◆ **EXERCISE INSTRUCTIONS**:
Without the pictures, output the lines of the material from the very first through the one that holds "anchor=base east, inner".

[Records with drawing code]
— Start —
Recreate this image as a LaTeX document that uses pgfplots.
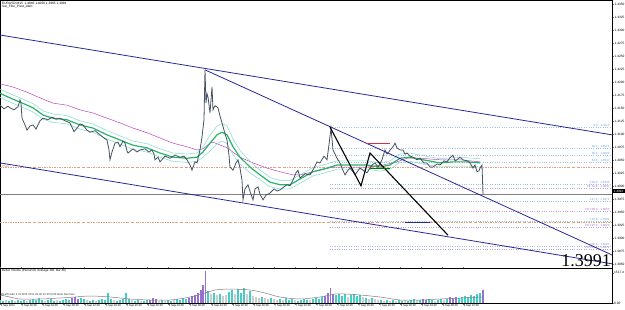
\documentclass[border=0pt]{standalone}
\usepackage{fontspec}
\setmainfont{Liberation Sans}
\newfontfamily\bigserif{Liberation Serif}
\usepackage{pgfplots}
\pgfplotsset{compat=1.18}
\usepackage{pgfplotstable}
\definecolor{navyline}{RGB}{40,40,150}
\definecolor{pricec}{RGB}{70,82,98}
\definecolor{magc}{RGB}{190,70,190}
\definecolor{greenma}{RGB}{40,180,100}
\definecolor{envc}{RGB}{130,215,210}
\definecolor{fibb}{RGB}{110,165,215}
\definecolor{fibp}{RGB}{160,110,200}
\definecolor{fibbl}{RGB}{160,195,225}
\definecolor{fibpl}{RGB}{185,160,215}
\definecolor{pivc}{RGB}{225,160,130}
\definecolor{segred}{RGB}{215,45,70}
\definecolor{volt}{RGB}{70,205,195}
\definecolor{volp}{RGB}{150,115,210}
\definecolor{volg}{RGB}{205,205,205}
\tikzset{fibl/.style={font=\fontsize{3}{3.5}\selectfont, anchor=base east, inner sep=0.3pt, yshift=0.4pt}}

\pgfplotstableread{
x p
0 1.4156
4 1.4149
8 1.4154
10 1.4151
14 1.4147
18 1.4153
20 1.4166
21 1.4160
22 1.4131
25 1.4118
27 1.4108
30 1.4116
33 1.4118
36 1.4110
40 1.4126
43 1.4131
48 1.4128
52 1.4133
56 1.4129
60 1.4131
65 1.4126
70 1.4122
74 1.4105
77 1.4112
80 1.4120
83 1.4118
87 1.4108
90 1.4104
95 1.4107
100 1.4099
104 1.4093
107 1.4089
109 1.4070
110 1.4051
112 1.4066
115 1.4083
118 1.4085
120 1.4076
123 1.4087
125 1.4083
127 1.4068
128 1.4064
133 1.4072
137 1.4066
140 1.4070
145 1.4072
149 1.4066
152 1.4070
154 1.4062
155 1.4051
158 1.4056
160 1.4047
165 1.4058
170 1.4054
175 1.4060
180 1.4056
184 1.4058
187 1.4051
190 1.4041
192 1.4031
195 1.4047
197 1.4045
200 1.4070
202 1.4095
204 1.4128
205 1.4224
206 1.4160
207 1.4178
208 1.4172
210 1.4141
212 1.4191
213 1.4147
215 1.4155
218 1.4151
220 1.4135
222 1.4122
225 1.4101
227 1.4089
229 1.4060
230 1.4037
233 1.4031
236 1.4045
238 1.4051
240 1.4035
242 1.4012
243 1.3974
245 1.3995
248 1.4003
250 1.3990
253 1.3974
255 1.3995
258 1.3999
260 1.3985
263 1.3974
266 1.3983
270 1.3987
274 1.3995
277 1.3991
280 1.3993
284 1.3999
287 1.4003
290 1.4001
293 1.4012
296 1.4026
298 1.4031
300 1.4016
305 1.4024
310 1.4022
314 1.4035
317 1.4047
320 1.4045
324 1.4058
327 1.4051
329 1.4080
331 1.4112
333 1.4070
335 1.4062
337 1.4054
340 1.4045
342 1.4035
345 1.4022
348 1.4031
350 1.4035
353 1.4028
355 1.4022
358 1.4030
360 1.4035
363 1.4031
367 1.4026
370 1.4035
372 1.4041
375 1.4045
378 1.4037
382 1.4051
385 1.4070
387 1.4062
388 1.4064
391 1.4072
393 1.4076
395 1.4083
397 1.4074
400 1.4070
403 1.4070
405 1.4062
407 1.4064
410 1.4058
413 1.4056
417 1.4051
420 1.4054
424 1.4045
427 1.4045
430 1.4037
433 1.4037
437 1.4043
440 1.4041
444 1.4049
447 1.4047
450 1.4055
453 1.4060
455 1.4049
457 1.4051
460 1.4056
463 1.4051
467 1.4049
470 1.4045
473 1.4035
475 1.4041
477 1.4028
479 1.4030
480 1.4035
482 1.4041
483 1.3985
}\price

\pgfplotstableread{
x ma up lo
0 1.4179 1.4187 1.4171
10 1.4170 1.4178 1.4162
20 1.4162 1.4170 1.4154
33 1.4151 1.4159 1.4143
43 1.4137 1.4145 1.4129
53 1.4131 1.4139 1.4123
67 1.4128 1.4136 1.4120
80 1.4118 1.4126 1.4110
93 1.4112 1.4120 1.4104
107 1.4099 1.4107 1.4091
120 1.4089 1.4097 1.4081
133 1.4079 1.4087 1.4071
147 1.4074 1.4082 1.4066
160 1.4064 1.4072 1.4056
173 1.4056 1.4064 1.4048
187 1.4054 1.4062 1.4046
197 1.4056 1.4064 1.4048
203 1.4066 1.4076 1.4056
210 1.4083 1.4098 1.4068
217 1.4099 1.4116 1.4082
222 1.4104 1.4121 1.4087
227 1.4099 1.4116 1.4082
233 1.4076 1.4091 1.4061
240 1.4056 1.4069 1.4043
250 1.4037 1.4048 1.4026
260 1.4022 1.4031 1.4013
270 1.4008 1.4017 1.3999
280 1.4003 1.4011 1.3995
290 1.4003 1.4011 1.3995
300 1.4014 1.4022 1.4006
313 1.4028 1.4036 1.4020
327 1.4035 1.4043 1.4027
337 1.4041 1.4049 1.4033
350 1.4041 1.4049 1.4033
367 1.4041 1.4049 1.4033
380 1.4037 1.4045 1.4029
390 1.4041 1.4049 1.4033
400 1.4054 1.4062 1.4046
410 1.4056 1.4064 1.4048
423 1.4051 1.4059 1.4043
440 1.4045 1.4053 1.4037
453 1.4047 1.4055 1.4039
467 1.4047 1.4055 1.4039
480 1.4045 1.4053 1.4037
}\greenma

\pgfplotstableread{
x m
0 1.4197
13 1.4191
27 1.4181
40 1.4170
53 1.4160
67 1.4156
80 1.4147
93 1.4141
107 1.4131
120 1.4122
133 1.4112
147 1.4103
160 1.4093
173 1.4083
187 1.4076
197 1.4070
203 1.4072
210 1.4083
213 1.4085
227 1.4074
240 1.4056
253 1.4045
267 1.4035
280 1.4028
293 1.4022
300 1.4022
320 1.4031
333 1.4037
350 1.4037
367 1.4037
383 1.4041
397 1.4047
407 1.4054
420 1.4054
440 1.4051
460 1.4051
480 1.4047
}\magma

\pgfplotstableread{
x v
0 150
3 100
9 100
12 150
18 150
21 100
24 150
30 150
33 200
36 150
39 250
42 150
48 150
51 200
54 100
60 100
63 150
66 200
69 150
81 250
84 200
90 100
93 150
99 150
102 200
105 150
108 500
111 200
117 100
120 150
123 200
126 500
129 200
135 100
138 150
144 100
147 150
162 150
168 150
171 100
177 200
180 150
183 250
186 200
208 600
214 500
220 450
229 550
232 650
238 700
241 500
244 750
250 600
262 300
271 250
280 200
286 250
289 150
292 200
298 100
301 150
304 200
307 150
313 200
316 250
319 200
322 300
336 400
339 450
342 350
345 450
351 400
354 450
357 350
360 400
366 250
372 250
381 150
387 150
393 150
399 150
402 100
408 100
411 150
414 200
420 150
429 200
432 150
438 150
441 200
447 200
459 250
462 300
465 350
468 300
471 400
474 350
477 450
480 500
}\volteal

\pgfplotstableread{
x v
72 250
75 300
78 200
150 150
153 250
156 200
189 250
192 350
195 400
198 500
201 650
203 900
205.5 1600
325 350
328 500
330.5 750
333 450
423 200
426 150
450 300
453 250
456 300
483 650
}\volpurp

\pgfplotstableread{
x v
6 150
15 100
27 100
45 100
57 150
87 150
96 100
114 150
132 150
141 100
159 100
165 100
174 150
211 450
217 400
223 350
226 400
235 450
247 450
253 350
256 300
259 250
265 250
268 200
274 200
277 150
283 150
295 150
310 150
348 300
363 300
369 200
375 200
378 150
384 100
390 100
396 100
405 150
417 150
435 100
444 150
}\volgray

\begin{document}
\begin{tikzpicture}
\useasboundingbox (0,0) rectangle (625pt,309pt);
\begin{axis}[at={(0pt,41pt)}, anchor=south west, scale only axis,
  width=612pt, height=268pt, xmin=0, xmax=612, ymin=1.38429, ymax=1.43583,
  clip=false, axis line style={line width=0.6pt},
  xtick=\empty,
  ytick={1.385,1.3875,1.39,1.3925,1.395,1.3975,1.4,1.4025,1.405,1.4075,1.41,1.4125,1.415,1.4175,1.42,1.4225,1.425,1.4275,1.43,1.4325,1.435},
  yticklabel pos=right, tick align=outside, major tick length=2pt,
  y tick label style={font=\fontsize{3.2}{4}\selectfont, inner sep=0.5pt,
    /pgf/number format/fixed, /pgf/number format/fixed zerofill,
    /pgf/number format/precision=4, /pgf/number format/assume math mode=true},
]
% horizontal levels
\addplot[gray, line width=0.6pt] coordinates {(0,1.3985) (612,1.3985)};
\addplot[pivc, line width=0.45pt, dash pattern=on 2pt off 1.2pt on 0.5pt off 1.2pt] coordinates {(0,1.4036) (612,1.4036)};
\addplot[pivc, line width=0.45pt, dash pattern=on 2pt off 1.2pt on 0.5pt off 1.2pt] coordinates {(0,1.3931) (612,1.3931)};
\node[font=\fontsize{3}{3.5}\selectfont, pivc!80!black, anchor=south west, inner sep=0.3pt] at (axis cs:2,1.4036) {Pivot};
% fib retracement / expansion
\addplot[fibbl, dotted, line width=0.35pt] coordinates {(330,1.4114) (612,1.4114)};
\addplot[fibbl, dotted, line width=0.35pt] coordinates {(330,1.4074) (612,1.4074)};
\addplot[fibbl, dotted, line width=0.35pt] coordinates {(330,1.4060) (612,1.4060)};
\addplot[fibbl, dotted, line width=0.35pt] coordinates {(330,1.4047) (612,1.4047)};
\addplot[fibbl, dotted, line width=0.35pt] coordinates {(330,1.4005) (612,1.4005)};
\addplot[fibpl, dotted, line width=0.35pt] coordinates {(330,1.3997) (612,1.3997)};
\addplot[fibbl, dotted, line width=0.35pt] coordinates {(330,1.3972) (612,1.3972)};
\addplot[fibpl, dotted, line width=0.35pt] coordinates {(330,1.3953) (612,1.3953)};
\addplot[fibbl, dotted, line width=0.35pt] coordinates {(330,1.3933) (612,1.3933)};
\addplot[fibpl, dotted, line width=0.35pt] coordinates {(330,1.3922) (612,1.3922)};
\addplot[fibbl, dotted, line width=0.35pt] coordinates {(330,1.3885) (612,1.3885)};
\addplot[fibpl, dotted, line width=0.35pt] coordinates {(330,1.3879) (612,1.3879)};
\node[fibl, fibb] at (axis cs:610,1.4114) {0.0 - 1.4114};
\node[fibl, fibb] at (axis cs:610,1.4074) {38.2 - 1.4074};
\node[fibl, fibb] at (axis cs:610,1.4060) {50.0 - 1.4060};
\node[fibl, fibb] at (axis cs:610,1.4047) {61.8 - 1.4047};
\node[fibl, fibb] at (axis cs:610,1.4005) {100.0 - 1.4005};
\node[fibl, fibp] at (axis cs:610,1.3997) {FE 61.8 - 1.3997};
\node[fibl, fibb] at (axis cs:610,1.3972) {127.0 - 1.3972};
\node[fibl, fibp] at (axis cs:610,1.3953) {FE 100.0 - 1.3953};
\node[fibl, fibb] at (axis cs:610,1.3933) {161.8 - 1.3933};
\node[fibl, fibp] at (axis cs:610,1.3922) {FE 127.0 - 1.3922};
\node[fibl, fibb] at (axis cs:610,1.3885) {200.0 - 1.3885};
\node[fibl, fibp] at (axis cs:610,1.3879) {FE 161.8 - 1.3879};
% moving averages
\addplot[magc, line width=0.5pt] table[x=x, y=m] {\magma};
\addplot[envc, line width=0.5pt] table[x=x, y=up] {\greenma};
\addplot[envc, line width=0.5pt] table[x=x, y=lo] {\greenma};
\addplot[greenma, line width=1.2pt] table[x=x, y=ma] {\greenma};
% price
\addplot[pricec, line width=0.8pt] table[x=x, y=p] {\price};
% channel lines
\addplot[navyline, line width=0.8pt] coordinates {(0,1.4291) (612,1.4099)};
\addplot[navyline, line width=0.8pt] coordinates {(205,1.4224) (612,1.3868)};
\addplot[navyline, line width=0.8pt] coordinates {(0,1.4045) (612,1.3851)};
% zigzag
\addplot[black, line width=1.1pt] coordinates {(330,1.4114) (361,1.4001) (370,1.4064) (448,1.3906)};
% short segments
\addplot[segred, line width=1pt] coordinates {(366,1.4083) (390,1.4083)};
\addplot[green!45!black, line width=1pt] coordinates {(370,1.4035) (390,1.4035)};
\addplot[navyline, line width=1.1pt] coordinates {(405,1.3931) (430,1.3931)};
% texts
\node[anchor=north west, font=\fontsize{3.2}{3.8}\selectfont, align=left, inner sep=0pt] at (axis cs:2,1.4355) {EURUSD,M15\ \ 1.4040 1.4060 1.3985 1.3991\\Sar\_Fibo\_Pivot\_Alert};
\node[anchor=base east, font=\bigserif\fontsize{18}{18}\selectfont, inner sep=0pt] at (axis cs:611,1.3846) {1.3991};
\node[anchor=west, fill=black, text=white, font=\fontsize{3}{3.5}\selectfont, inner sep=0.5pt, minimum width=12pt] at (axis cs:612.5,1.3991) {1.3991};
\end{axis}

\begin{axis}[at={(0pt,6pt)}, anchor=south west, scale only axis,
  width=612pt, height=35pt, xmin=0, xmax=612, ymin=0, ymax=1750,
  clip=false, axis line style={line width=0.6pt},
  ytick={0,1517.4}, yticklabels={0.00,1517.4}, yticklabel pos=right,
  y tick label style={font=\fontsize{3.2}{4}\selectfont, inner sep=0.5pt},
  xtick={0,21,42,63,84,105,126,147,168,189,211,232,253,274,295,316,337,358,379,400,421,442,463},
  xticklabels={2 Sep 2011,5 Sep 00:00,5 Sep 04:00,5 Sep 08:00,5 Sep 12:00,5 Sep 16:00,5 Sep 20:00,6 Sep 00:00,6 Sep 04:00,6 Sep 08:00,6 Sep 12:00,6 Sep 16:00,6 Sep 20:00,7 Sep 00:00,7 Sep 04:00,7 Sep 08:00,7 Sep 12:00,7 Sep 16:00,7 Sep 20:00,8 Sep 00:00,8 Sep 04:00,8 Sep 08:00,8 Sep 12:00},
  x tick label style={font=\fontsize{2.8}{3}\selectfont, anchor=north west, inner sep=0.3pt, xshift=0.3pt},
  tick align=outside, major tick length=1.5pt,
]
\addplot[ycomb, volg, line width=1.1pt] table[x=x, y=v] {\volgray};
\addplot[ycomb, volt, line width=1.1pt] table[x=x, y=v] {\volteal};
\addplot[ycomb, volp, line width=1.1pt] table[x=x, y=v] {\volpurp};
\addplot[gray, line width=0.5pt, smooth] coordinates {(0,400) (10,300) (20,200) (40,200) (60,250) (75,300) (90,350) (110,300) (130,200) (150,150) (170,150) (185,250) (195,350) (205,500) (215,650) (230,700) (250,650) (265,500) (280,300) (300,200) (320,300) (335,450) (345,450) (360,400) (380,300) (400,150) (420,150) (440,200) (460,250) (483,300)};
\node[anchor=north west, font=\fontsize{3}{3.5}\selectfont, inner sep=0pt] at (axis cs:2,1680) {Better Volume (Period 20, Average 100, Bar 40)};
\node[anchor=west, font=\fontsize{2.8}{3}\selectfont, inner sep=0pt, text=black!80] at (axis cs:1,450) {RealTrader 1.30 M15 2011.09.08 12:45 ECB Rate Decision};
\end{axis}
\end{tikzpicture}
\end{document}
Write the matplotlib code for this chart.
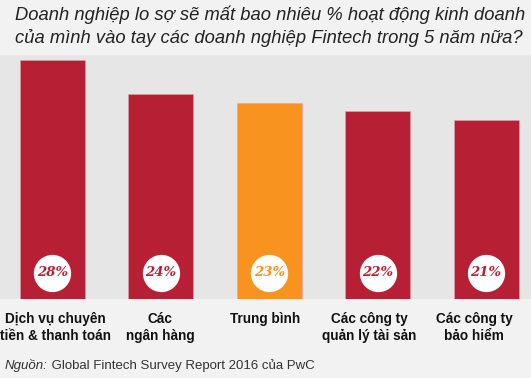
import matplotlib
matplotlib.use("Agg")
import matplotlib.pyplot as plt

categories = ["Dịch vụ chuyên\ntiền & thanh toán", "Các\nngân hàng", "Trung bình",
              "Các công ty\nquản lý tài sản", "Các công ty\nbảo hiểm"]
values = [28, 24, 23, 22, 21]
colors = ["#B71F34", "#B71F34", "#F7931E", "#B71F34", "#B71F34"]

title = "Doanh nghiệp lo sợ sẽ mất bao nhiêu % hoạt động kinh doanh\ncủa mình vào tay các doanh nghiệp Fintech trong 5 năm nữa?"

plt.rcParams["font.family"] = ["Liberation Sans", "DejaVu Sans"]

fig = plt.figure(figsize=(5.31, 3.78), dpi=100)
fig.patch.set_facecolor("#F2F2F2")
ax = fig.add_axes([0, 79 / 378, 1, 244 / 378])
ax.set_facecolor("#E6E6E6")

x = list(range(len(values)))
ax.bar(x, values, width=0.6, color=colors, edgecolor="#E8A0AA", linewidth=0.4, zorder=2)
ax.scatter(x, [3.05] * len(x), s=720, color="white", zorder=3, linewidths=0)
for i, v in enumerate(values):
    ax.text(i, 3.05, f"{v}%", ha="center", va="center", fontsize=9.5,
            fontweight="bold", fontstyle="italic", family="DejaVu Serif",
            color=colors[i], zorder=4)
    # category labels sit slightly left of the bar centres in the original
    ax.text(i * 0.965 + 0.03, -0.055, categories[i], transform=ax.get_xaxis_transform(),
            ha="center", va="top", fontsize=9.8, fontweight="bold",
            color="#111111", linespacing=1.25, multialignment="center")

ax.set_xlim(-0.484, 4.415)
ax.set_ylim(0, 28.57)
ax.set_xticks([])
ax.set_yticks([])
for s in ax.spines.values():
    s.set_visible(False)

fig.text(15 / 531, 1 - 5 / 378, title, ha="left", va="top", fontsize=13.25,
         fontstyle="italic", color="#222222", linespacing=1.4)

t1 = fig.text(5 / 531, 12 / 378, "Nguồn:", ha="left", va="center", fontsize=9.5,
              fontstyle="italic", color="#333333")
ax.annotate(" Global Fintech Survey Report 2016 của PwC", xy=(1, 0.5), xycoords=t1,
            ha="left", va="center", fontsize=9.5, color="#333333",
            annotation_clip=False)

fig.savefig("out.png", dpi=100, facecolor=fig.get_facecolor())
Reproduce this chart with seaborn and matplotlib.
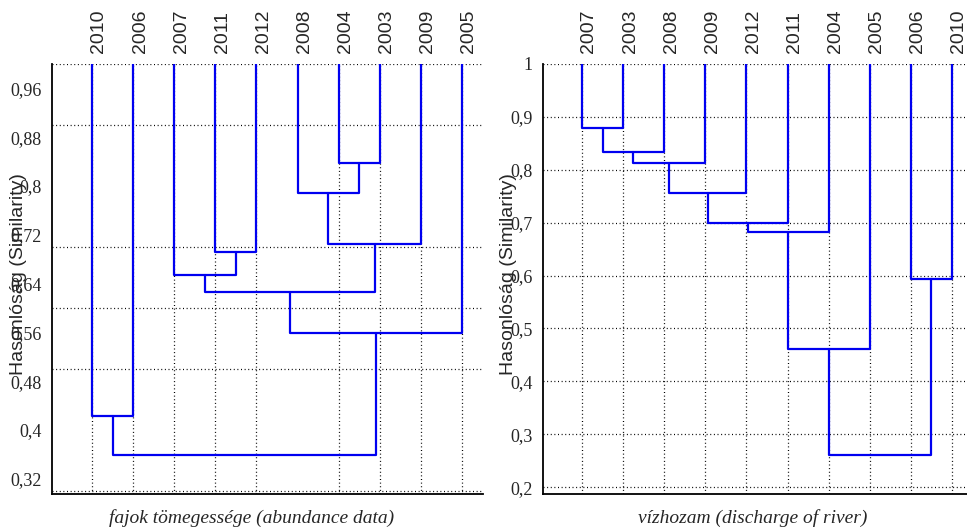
— End —
◆ **FULL OUTPUT**:
Recreate this image as a LaTeX document that uses pgfplots.
\documentclass[border=0pt]{standalone}
\usepackage{fontspec}
\setmainfont{Liberation Sans}
\newfontfamily\bigserif{Liberation Serif}
\usepackage{pgfplots}
\pgfplotsset{compat=1.18}
\usepackage{pgfplotstable}
\definecolor{navyline}{RGB}{40,40,150}
\definecolor{pricec}{RGB}{70,82,98}
\definecolor{magc}{RGB}{190,70,190}
\definecolor{greenma}{RGB}{40,180,100}
\definecolor{envc}{RGB}{130,215,210}
\definecolor{fibb}{RGB}{110,165,215}
\definecolor{fibp}{RGB}{160,110,200}
\definecolor{fibbl}{RGB}{160,195,225}
\definecolor{fibpl}{RGB}{185,160,215}
\definecolor{pivc}{RGB}{225,160,130}
\definecolor{segred}{RGB}{215,45,70}
\definecolor{volt}{RGB}{70,205,195}
\definecolor{volp}{RGB}{150,115,210}
\definecolor{volg}{RGB}{205,205,205}
\tikzset{fibl/.style={font=\fontsize{3}{3.5}\selectfont, anchor=base east, inner sep=0.3pt, yshift=0.4pt}}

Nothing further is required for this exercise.